The useful sequence is plain:
- extract the text or visible labels from the image
- clean the raw output into small, readable chunks
- draft candidate cards from one chunk at a time
- delete weak cards immediately
- review the final set with FSRS
That split saves a lot of pain. OCR mistakes are easier to catch in plain text than inside polished-looking cards.
Screenshot to flashcards usually needs context first
Screenshots are often the cleanest input and still produce disappointing cards.
The text is usually readable. The missing piece is context:
- the slide title is cut off
- the previous paragraph is on another screen
- the professor explanation never made it into the capture
- one bullet only made sense in the live lesson
For screenshot to flashcards, add one short sentence before you ask AI to draft anything. Give the missing frame around the screenshot so the card does not have to guess.
Useful context can be as small as:
- what class or chapter this belongs to
- what the screenshot is explaining
- what the important distinction or process is
- whether the goal is definition, comparison, sequence, or problem type
That one sentence usually improves the deck more than a fancier prompt.
Photo to flashcards starts with cropping
This is the fastest quality upgrade for photo to flashcards.
Crop before you upload. A good crop removes half the OCR trouble before AI sees the image.
Good crops reduce:
- OCR errors
- mixed topics inside one request
- accidental duplication
- visual clutter that turns into junk cards
I would usually keep one request to one concept cluster:
- one worksheet section
- one textbook figure and caption
- one problem type
- one page spread if both pages belong together
Smaller batches give you better turn pictures into flashcards results because the model has less room to flatten everything into broad, forgettable cards.
Scanned pages are where deck bloat starts
Scans look organized, so it is easy to get overconfident.
One scanned chapter becomes forty cards, then eighty, then a deck you already dislike before the first review session.

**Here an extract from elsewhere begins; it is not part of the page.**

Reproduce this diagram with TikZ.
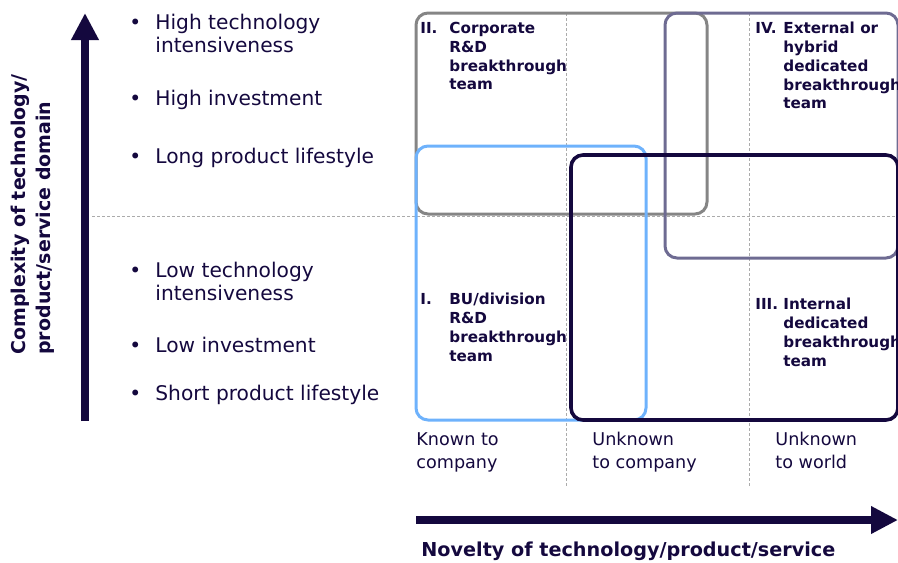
\documentclass[tikz,border=0pt]{standalone}
\usepackage{fontspec}
\setmainfont{DejaVu Sans}
\usepackage{tikz}
\usetikzlibrary{arrows.meta,positioning}
\usepackage{xcolor}
\definecolor{navy}{HTML}{14083E}
\definecolor{gridgray}{HTML}{ABABAB}
\definecolor{zonegray}{HTML}{858585}
\definecolor{zonepurple}{HTML}{6E6B92}
\definecolor{zoneblue}{HTML}{6EB2FC}

\begin{document}
\begin{tikzpicture}[x=0.5pt,y=-0.5pt,>={Triangle[length=13.5pt,width=13pt]}]
\tikzstyle{every node}=[text=navy,inner sep=0pt]
\tikzstyle{item}=[anchor=north west,align=left,font=\fontsize{10.1}{11.5}\selectfont]
\tikzstyle{novelty}=[anchor=north west,align=left,font=\fontsize{8.8}{11.5}\selectfont]
\tikzstyle{team}=[anchor=north west,align=left,font=\fontsize{7.6}{9.35}\selectfont\bfseries]
\tikzstyle{grid}=[draw=gridgray,dash pattern=on 1.5pt off 1pt,line width=0.5pt]
\tikzstyle{zone}=[rounded corners=6pt,line width=1.5pt]
\tikzstyle{axis}=[->,draw=navy,line width=4pt]
\useasboundingbox (0,0) rectangle (898,562);

% grid lines
\draw[grid] (92,216) -- (898,216);
\draw[grid] (566,13) -- (566,487);
\draw[grid] (749,13) -- (749,487);

% zones
\draw[zone,draw=zonegray]   (416,13)  rectangle (707,214);
\draw[zone,draw=zonepurple] (665,13)  rectangle (898,258);
\draw[zone,draw=zoneblue]   (416,146) rectangle (646,420);
\draw[zone,draw=navy,line width=1.8pt] (571,155) rectangle (898,420);

% axes
\coordinate (ybot) at (85,421);
\coordinate (ytop) at (85,13);
\coordinate (xleft) at (416,520);
\coordinate (xright) at (898,520);
\draw[axis] (ybot) -- (ytop);
\draw[axis] (xleft) -- (xright);

\node[rotate=90,anchor=north west,align=left,font=\fontsize{9.5}{12.5}\selectfont\bfseries] (ylab) at (11,355)
  {Complexity of technology/\\product/service domain};
\node[anchor=west,font=\fontsize{9.6}{11}\selectfont\bfseries] (xlab) at (421,551)
  {Novelty of technology/product/service};

% complexity items
\node[item] (hightech) at (155,14)  {\llap{\textbullet\hspace{7pt}}High technology\\intensiveness};
\node[item] (highinv)  at (155,90)  {\llap{\textbullet\hspace{7pt}}High investment};
\node[item] (longlife) at (155,148) {\llap{\textbullet\hspace{7pt}}Long product lifestyle};
\node[item] (lowtech)  at (155,262) {\llap{\textbullet\hspace{7pt}}Low technology\\intensiveness};
\node[item] (lowinv)   at (155,337) {\llap{\textbullet\hspace{7pt}}Low investment};
\node[item] (shortlife) at (155,385) {\llap{\textbullet\hspace{7pt}}Short product lifestyle};

% novelty levels
\node[novelty] (known)     at (416,432) {Known to\\company};
\node[novelty] (unkcomp)   at (592,432) {Unknown\\to company};
\node[novelty] (unkworld)  at (775,432) {Unknown\\to world};

% teams
\node[team] (num2)  at (420,22)  {II.};
\node[team] (team2) at (449,22)  {Corporate\\R\&D\\breakthrough\\team};
\node[team] (num4)  at (755,22)  {IV.};
\node[team] (team4) at (783,22)  {External or\\hybrid\\dedicated\\breakthrough\\team};
\node[team] (num1)  at (420,293) {I.};
\node[team] (team1) at (449,293) {BU/division\\R\&D\\breakthrough\\team};
\node[team] (num3)  at (755,298) {III.};
\node[team] (team3) at (783,298) {Internal\\dedicated\\breakthrough\\team};
\end{tikzpicture}
\end{document}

Break scans down by section:
- one heading
- one subtopic
- one table
- one worked example
If the scan is basically a document, How to Turn a PDF Into Flashcards is the better companion article. The image layer is only how the material reached you.
The prompt should stay strict and boring
Image workflows do not need clever prompting.
They need boundaries.
I would ask for something like this:
- use only the visible content plus the context I provide
- mark uncertain OCR or unclear labels instead of guessing
- draft one fact, distinction, or step per card
- keep front and back short
- avoid cards that depend on seeing the original image
- do not preserve decorative text, page furniture, or repeated labels
That is enough for most AI flashcards from images workflows.
The most common failure is simple: the model sounds certain about uncertain input, and the cards inherit that tone.
The best flashcards from images usually fall into four shapes
I keep coming back to the same four recall shapes:
1. Definition cards
Good for:
- terms from screenshots
- labeled parts from clean visuals
- short facts from scanned pages
2. Distinction cards
Good for:
- confusing lookalike concepts
- before-versus-after screenshots
- similar labels that students mix up
3. Sequence cards
Good for:
- process screenshots
- multi-step photos of worked solutions
- pathways or timelines pulled from images
4. Error-check cards
Good for:
- OCR lines you had to fix
- formulas where one symbol changes the meaning
- tables where one swapped column would wreck the answer
This is where image to flashcards becomes useful. You are not trying to preserve the whole image. You are extracting the recall task hidden inside it.
Most bad image decks come from the same few mistakes
I would check for these first:
- uploading ten unrelated images in one request
- trusting OCR output without reading it once
- keeping cards that only work when the screenshot is visible
- turning one crowded page into a single essay card
- accepting guessed text because it sounds plausible
- keeping every candidate card just because generation was fast
If the cards already exist and already feel vague, How to Fix AI Flashcards is the next step.
Where Flashcards fits after the cleanup pass
Once the image content is readable, Flashcards fits the practical part of the workflow:
- AI chat with uploaded files and uploaded images in the hosted app
- front/back card drafting and editing
- decks and tags for keeping screenshots, photos, and classes separated
- FSRS review after the cards are clean enough to trust
- offline-first study across web, iPhone, and Android
That is a better fit for flashcards from images than a generator that only handles the dramatic first draft and leaves the real cleanup somewhere else.
The setup is straightforward in Getting Started.
The practical rule I would follow
Do not ask the image to become the final deck in one jump.
Ask it to become clean study material first.
That is the version of photo to flashcards, screenshot to flashcards, and OCR flashcards that I actually trust in 2026. Crop the source. Run OCR when needed. Add the missing context. Draft from small chunks. Delete the cards that bluff. Then let FSRS handle the review timing.